> [GIVEN INFORMATION]
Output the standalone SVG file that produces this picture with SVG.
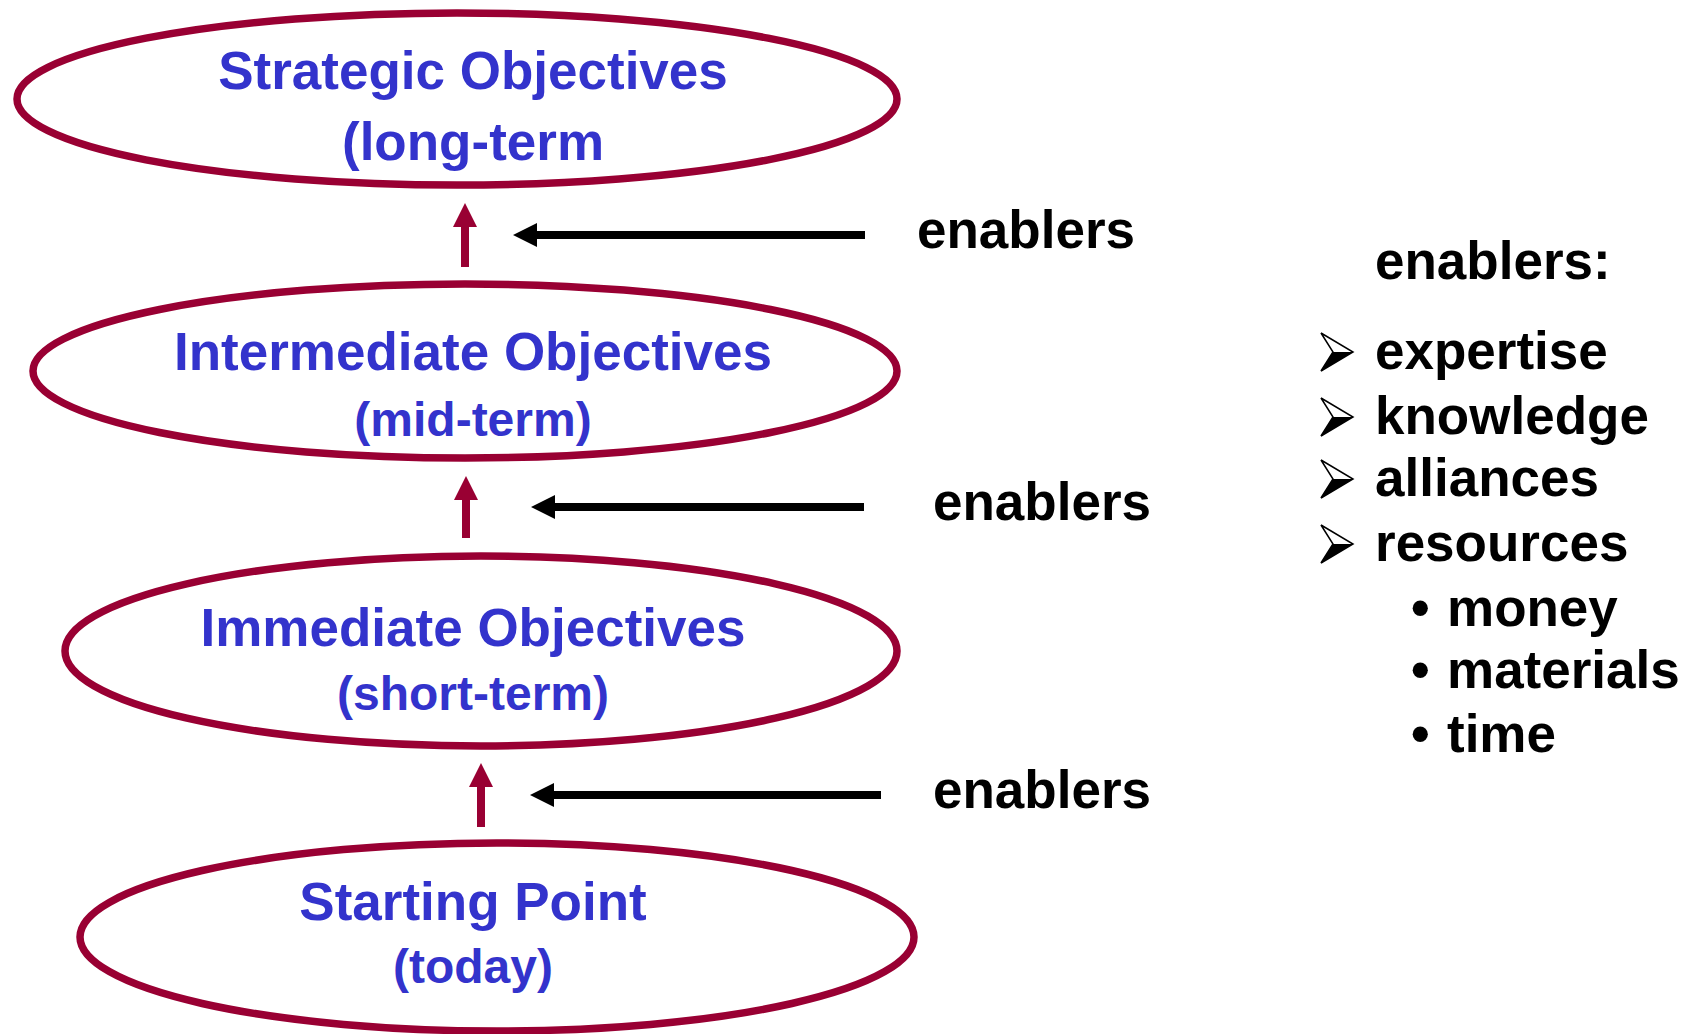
<svg xmlns="http://www.w3.org/2000/svg" width="1698" height="1034" viewBox="0 0 1698 1034">
<style>
.node ellipse{fill:#fff;stroke:#990033;stroke-width:7.5}
.t{font-family:"Liberation Sans",Arial,sans-serif;font-weight:bold;fill:#3333CC;text-anchor:middle}
.k{font-family:"Liberation Sans",Arial,sans-serif;font-weight:bold;fill:#000;font-size:53px}
.red{fill:#990033}
.blk{fill:#000}
</style>
<rect width="1698" height="1034" fill="#fff"/>
<g id="node-strategic" class="node">
<ellipse cx="457" cy="99" rx="440" ry="86"/>
<text class="t" x="473" y="89" font-size="53">Strategic Objectives</text>
<text class="t" x="473" y="160" font-size="53">(long-term</text>
</g>
<g id="node-intermediate" class="node">
<ellipse cx="465" cy="371" rx="432" ry="87"/>
<text class="t" x="473" y="370" font-size="53">Intermediate Objectives</text>
<text class="t" x="473" y="436" font-size="48">(mid-term)</text>
</g>
<g id="node-immediate" class="node">
<ellipse cx="481" cy="651" rx="416" ry="95"/>
<text class="t" x="473" y="646" font-size="53">Immediate Objectives</text>
<text class="t" x="473" y="710" font-size="48">(short-term)</text>
</g>
<g id="node-start" class="node">
<ellipse cx="497" cy="937" rx="417" ry="94"/>
<text class="t" x="473" y="920" font-size="53">Starting Point</text>
<text class="t" x="473" y="983" font-size="48">(today)</text>
</g>
<g id="connectors">
<path class="red" d="M461,267 V227 H453 L465,203 L477,227 H469 V267 Z"/>
<path class="red" d="M462,538 V500 H454 L466,476 L478,500 H470 V538 Z"/>
<path class="red" d="M477,827 V787 H469 L481,763 L493,787 H485 V827 Z"/>
<path class="blk" d="M865,231 H537 V223 L513,235 L537,247 V239 H865 Z"/>
<path class="blk" d="M864,503 H555 V495 L531,507 L555,519 V511 H864 Z"/>
<path class="blk" d="M881,791 H554 V783 L530,795 L554,807 V799 H881 Z"/>
</g>
<g id="enabler-labels">
<text class="k" x="917" y="248">enablers</text>
<text class="k" x="933" y="520">enablers</text>
<text class="k" x="933" y="808">enablers</text>
</g>
<g id="enablers-list">
<text class="k" x="1375" y="279">enablers:</text>
<defs>
<g id="chev">
<path d="M0,0 L32,19 L0,38 L12,19 Z" fill="#fff" stroke="#000" stroke-width="1.5" stroke-linejoin="miter"/>
<path d="M12,19 L32,19 L0,38 Z" fill="#000"/>
</g>
</defs>
<use href="#chev" x="1321" y="333"/>
<use href="#chev" x="1321" y="398"/>
<use href="#chev" x="1321" y="460"/>
<use href="#chev" x="1321" y="525"/>
<text class="k" x="1375" y="369">expertise</text>
<text class="k" x="1375" y="434">knowledge</text>
<text class="k" x="1375" y="496">alliances</text>
<text class="k" x="1375" y="561">resources</text>
<text class="k" x="1411" y="626">•</text>
<text class="k" x="1447" y="626">money</text>
<text class="k" x="1411" y="688">•</text>
<text class="k" x="1447" y="688">materials</text>
<text class="k" x="1411" y="752">•</text>
<text class="k" x="1447" y="752">time</text>
</g>
</svg>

> [STATED TASK]
Repeat all the data as it stands, dropping any images it holds.

> [RESPONSE]
Output the standalone SVG file that produces this picture with SVG.
<svg xmlns="http://www.w3.org/2000/svg" width="1698" height="1034" viewBox="0 0 1698 1034">
<style>
.node ellipse{fill:#fff;stroke:#990033;stroke-width:7.5}
.t{font-family:"Liberation Sans",Arial,sans-serif;font-weight:bold;fill:#3333CC;text-anchor:middle}
.k{font-family:"Liberation Sans",Arial,sans-serif;font-weight:bold;fill:#000;font-size:53px}
.red{fill:#990033}
.blk{fill:#000}
</style>
<rect width="1698" height="1034" fill="#fff"/>
<g id="node-strategic" class="node">
<ellipse cx="457" cy="99" rx="440" ry="86"/>
<text class="t" x="473" y="89" font-size="53">Strategic Objectives</text>
<text class="t" x="473" y="160" font-size="53">(long-term</text>
</g>
<g id="node-intermediate" class="node">
<ellipse cx="465" cy="371" rx="432" ry="87"/>
<text class="t" x="473" y="370" font-size="53">Intermediate Objectives</text>
<text class="t" x="473" y="436" font-size="48">(mid-term)</text>
</g>
<g id="node-immediate" class="node">
<ellipse cx="481" cy="651" rx="416" ry="95"/>
<text class="t" x="473" y="646" font-size="53">Immediate Objectives</text>
<text class="t" x="473" y="710" font-size="48">(short-term)</text>
</g>
<g id="node-start" class="node">
<ellipse cx="497" cy="937" rx="417" ry="94"/>
<text class="t" x="473" y="920" font-size="53">Starting Point</text>
<text class="t" x="473" y="983" font-size="48">(today)</text>
</g>
<g id="connectors">
<path class="red" d="M461,267 V227 H453 L465,203 L477,227 H469 V267 Z"/>
<path class="red" d="M462,538 V500 H454 L466,476 L478,500 H470 V538 Z"/>
<path class="red" d="M477,827 V787 H469 L481,763 L493,787 H485 V827 Z"/>
<path class="blk" d="M865,231 H537 V223 L513,235 L537,247 V239 H865 Z"/>
<path class="blk" d="M864,503 H555 V495 L531,507 L555,519 V511 H864 Z"/>
<path class="blk" d="M881,791 H554 V783 L530,795 L554,807 V799 H881 Z"/>
</g>
<g id="enabler-labels">
<text class="k" x="917" y="248">enablers</text>
<text class="k" x="933" y="520">enablers</text>
<text class="k" x="933" y="808">enablers</text>
</g>
<g id="enablers-list">
<text class="k" x="1375" y="279">enablers:</text>
<defs>
<g id="chev">
<path d="M0,0 L32,19 L0,38 L12,19 Z" fill="#fff" stroke="#000" stroke-width="1.5" stroke-linejoin="miter"/>
<path d="M12,19 L32,19 L0,38 Z" fill="#000"/>
</g>
</defs>
<use href="#chev" x="1321" y="333"/>
<use href="#chev" x="1321" y="398"/>
<use href="#chev" x="1321" y="460"/>
<use href="#chev" x="1321" y="525"/>
<text class="k" x="1375" y="369">expertise</text>
<text class="k" x="1375" y="434">knowledge</text>
<text class="k" x="1375" y="496">alliances</text>
<text class="k" x="1375" y="561">resources</text>
<text class="k" x="1411" y="626">•</text>
<text class="k" x="1447" y="626">money</text>
<text class="k" x="1411" y="688">•</text>
<text class="k" x="1447" y="688">materials</text>
<text class="k" x="1411" y="752">•</text>
<text class="k" x="1447" y="752">time</text>
</g>
</svg>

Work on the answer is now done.